- **PROBLEM REQUIREMENTS**
Would you repeat the listing exactly but omit every picture?
_ _ _ _ _
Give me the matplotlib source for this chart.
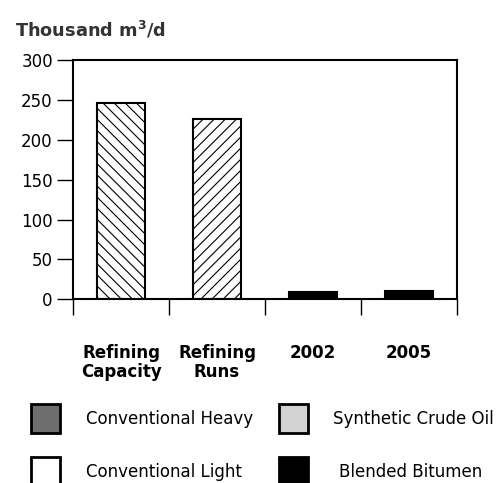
import matplotlib
matplotlib.use("Agg")
import matplotlib.pyplot as plt
from matplotlib.patches import Rectangle

plt.rcParams['font.family'] = ['DejaVu Sans']
plt.rcParams['hatch.linewidth'] = 0.8

# ---- data ----
categories = ["Refining\nCapacity", "Refining\nRuns", "2002", "2005"]
refining_values = [246, 226]          # hatched bars (first two categories)
refining_hatches = ["\\\\\\", "///"]
conv_heavy = [0, 0, 0, 0]
conv_light = [0, 0, 0, 0]
synthetic = [0, 0, 0, 0]
blended = [0, 0, 9.5, 10.5]

series_names = ["Conventional Heavy", "Conventional Light", "Synthetic Crude Oil", "Blended Bitumen"]
series_colors = ["#6e6e6e", "#ffffff", "#d2d2d2", "#000000"]
series_values = [conv_heavy, conv_light, synthetic, blended]

yticks = [0, 50, 100, 150, 200, 250, 300]

W, H = 498, 483
fig = plt.figure(figsize=(W / 100, H / 100), dpi=100)
ax = fig.add_axes([73 / W, 1 - 299.3 / H, (457 - 73) / W, (299.3 - 60) / H])

x = list(range(len(categories)))
bw = 0.5

# refining bars
for i, (v, h) in enumerate(zip(refining_values, refining_hatches)):
    ax.bar(x[i], v, width=bw, color="white", edgecolor="black", linewidth=1.5,
           hatch=h, zorder=2)

# stacked crude series
bottoms = [0.0] * len(categories)
for name, col, vals in zip(series_names, series_colors, series_values):
    for i, v in enumerate(vals):
        if v > 0:
            ax.bar(x[i], v, width=bw, bottom=bottoms[i], color=col,
                   edgecolor="black", linewidth=1.5, zorder=2)
            bottoms[i] += v

ax.set_xlim(-0.5, len(categories) - 0.5)
ax.set_ylim(0, 300)
ax.set_yticks(yticks)
ax.set_yticklabels([str(t) for t in yticks], fontsize=12)
ax.set_xticks([i - 0.5 for i in range(len(categories) + 1)])
ax.set_xticklabels([])
ax.tick_params(axis='y', direction='out', length=11.5, width=1, pad=3, colors='black')
ax.tick_params(axis='x', direction='out', length=11.5, width=1)
for s in ax.spines.values():
    s.set_linewidth(1.5)
    s.set_color("black")

trans = ax.get_xaxis_transform()
for i, c in enumerate(categories):
    ax.text(x[i], -0.185, c, transform=trans, ha='center', va='top',
            fontsize=12, fontweight='bold', linespacing=1.1)

# title
fig.text(15 / W, 1 - 36 / H, "Thousand m$^\\mathbf{3}$/d", fontsize=12.8, fontweight='bold',
         color='#333333', va='baseline', ha='left')

# legend
leg_pos = [(31, 404, 86, 419), (31, 457, 86, 472), (279, 404, 333, 419), (279, 457, 339, 472)]
for (sx, sy, tx, ty), name, col in zip(leg_pos, series_names, series_colors):
    fig.patches.append(Rectangle((sx / W, 1 - (sy + 29) / H), 29 / W, 29 / H,
                                 transform=fig.transFigure, facecolor=col,
                                 edgecolor='black', linewidth=2))
    fig.text(tx / W, 1 - ty / H, name, fontsize=12, va='center', ha='left')

fig.savefig("out.png", dpi=100)
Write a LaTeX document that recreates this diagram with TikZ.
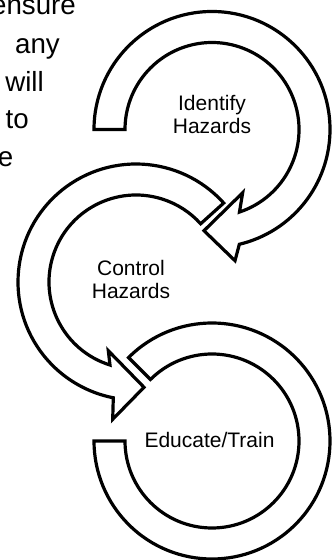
_ _ _ _ _
- **FINAL RESULT**
Give me the matplotlib source for this chart.
import matplotlib
matplotlib.use("Agg")
import matplotlib.pyplot as plt
from matplotlib.patches import Rectangle

plt.rcParams['font.family'] = ['DejaVu Sans']
plt.rcParams['hatch.linewidth'] = 0.8

# ---- data ----
categories = ["Refining\nCapacity", "Refining\nRuns", "2002", "2005"]
refining_values = [246, 226]          # hatched bars (first two categories)
refining_hatches = ["\\\\\\", "///"]
conv_heavy = [0, 0, 0, 0]
conv_light = [0, 0, 0, 0]
synthetic = [0, 0, 0, 0]
blended = [0, 0, 9.5, 10.5]

series_names = ["Conventional Heavy", "Conventional Light", "Synthetic Crude Oil", "Blended Bitumen"]
series_colors = ["#6e6e6e", "#ffffff", "#d2d2d2", "#000000"]
series_values = [conv_heavy, conv_light, synthetic, blended]

yticks = [0, 50, 100, 150, 200, 250, 300]

W, H = 498, 483
fig = plt.figure(figsize=(W / 100, H / 100), dpi=100)
ax = fig.add_axes([73 / W, 1 - 299.3 / H, (457 - 73) / W, (299.3 - 60) / H])

x = list(range(len(categories)))
bw = 0.5

# refining bars
for i, (v, h) in enumerate(zip(refining_values, refining_hatches)):
    ax.bar(x[i], v, width=bw, color="white", edgecolor="black", linewidth=1.5,
           hatch=h, zorder=2)

# stacked crude series
bottoms = [0.0] * len(categories)
for name, col, vals in zip(series_names, series_colors, series_values):
    for i, v in enumerate(vals):
        if v > 0:
            ax.bar(x[i], v, width=bw, bottom=bottoms[i], color=col,
                   edgecolor="black", linewidth=1.5, zorder=2)
            bottoms[i] += v

ax.set_xlim(-0.5, len(categories) - 0.5)
ax.set_ylim(0, 300)
ax.set_yticks(yticks)
ax.set_yticklabels([str(t) for t in yticks], fontsize=12)
ax.set_xticks([i - 0.5 for i in range(len(categories) + 1)])
ax.set_xticklabels([])
ax.tick_params(axis='y', direction='out', length=11.5, width=1, pad=3, colors='black')
ax.tick_params(axis='x', direction='out', length=11.5, width=1)
for s in ax.spines.values():
    s.set_linewidth(1.5)
    s.set_color("black")

trans = ax.get_xaxis_transform()
for i, c in enumerate(categories):
    ax.text(x[i], -0.185, c, transform=trans, ha='center', va='top',
            fontsize=12, fontweight='bold', linespacing=1.1)

# title
fig.text(15 / W, 1 - 36 / H, "Thousand m$^\\mathbf{3}$/d", fontsize=12.8, fontweight='bold',
         color='#333333', va='baseline', ha='left')

# legend
leg_pos = [(31, 404, 86, 419), (31, 457, 86, 472), (279, 404, 333, 419), (279, 457, 339, 472)]
for (sx, sy, tx, ty), name, col in zip(leg_pos, series_names, series_colors):
    fig.patches.append(Rectangle((sx / W, 1 - (sy + 29) / H), 29 / W, 29 / H,
                                 transform=fig.transFigure, facecolor=col,
                                 edgecolor='black', linewidth=2))
    fig.text(tx / W, 1 - ty / H, name, fontsize=12, va='center', ha='left')

fig.savefig("out.png", dpi=100)
Write a LaTeX document that recreates this diagram with TikZ.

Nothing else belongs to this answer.